Yesterday, the Amazon.com sales ranking for The Red Tree went at least as high as 2,115, which is the highest I've ever seen a book of mine (they may well have gone higher without my seeing). This beats the previous record— 2,962 —set by The Red Tree on December 20th.
These little benchmarks keep me moving forward. Or, at least they present some rough illusion of forward momentum into which I am willing to buy.

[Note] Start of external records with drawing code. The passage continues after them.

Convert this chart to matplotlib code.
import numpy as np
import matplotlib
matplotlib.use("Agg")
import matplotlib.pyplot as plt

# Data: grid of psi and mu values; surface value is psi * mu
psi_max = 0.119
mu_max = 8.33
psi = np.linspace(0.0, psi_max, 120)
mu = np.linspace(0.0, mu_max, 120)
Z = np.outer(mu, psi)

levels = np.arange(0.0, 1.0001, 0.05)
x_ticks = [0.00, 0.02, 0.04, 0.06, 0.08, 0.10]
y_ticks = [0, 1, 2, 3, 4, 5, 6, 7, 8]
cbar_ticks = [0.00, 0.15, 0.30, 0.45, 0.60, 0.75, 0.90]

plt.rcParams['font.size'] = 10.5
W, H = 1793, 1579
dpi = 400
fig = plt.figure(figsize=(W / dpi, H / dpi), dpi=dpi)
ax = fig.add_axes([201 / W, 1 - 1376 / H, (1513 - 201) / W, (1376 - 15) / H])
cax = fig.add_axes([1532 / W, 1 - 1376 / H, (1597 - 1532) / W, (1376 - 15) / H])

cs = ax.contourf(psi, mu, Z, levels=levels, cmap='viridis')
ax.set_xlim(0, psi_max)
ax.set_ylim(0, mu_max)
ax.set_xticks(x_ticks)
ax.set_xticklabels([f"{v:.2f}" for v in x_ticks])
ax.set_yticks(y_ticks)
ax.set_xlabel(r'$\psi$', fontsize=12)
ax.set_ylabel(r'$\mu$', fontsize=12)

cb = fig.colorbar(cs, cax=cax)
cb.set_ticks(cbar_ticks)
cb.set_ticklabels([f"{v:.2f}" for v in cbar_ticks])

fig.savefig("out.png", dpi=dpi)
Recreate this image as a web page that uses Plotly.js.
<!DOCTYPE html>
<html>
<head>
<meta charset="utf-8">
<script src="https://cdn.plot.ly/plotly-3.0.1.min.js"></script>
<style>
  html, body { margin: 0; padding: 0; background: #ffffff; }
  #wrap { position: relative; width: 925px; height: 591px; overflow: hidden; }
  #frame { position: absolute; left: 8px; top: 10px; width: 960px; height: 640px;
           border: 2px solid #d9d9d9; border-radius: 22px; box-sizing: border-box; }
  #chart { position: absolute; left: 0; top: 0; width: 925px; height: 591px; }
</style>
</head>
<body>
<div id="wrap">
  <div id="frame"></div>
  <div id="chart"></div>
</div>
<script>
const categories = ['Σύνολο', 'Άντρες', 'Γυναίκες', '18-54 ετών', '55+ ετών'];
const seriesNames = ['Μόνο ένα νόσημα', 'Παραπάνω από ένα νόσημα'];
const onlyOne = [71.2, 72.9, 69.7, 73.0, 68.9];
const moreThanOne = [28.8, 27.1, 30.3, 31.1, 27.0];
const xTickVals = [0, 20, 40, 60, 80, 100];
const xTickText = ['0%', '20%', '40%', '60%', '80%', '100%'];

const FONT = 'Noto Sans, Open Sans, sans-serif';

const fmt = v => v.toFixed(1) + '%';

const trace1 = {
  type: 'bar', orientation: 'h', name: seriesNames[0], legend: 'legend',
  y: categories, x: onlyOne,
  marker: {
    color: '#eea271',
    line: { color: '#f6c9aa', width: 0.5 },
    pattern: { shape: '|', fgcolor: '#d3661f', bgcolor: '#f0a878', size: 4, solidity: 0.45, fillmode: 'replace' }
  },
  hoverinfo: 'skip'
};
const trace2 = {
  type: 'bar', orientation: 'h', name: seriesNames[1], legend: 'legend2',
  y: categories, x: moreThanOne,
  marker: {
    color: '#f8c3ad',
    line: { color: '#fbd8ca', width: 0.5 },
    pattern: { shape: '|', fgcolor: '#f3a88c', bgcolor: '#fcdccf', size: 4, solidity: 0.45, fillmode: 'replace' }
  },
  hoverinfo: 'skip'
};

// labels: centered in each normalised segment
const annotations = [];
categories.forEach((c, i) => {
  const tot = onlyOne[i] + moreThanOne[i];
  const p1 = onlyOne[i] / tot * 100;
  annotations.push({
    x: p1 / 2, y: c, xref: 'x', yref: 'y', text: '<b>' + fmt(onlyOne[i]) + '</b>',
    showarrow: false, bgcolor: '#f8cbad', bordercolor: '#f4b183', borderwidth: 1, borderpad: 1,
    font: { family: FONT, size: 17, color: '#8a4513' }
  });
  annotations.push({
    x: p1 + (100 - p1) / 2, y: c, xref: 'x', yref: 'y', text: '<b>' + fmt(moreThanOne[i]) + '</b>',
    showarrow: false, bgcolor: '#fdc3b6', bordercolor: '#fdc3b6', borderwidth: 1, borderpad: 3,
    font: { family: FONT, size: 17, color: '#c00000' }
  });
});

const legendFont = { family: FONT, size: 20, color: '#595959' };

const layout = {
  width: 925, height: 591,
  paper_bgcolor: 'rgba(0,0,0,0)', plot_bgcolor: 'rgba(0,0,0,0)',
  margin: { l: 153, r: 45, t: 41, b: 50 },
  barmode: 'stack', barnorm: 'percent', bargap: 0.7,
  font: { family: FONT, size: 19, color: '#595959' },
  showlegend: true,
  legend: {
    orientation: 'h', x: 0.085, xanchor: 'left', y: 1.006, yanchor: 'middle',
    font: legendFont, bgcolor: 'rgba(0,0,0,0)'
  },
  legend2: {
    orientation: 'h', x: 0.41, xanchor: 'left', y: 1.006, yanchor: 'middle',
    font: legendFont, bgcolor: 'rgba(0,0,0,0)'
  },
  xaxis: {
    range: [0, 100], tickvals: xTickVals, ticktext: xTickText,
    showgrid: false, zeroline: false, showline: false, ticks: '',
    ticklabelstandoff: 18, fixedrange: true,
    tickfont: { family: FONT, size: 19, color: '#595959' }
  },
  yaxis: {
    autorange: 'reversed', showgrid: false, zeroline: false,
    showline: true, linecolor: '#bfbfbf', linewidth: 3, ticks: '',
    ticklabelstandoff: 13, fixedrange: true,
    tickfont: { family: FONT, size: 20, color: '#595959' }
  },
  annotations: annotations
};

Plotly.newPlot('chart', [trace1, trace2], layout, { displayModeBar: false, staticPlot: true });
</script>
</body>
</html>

No actual writing yesterday. That is, no word count. I spent the afternoon sitting here looking for a story, which I think I have found. Back at the beginning of the month, I started a sort of zombie story, "(Dead) Love Among the Ruins." Then I set it aside to write "The Jetsam of Disremembered Mechanics." Then I wrote "Untitled 34." And I'd actually forgotten the zombie story until I stumbled across it yesterday. Anyway, as I sat here pondering its viability, it changed into a completely different story. That happens, and, usually, I allow it to happen. Today, I will try to write the story it has changed into. And a note to Sirenia Digest subscribers: I'm running late this month, and I'm thinking #49 will be out a day or three late, say sometime between January 1st and 3rd. Vince is working on the illustration for "Untitled 34," and I still have the second story to write.
My thanks to those people who sent Solstice/Cephalopodmas gifts: Adam Fish, Edward V. Helmers, Michael J. Boley, Karen Mahoney, David Szydloski, my Aunt Joanne (who is celebrating her 75th birthday!), and my mom. All gifts have been (and will be) greatly appreciated.
In yesterday's entry I wrote "...and there's a popular delusion, that turning a calendar page, or changing calendars, will lead to better times." And someone on Twitter replied, "...turning the calendar page is Hope." Perhaps it is for some. For me, though, it's really just what happens next. More days. The idea of a tomorrow does not, for me, inherently suggest that anything will get better in any way. I listen to the past, and the past suggests exactly the opposite. But, you know how it goes. Your mileage may vary. Right now, I can only take solace in the fact that, at least, the days are growing longer again, bit by bit.
We went to the market just before dusk yesterday, and there was the most beautiful sunset. I usually take the camera along whenever I leave the House, but yesterday I'd forgotten. But it was an amazing, fiery sunset.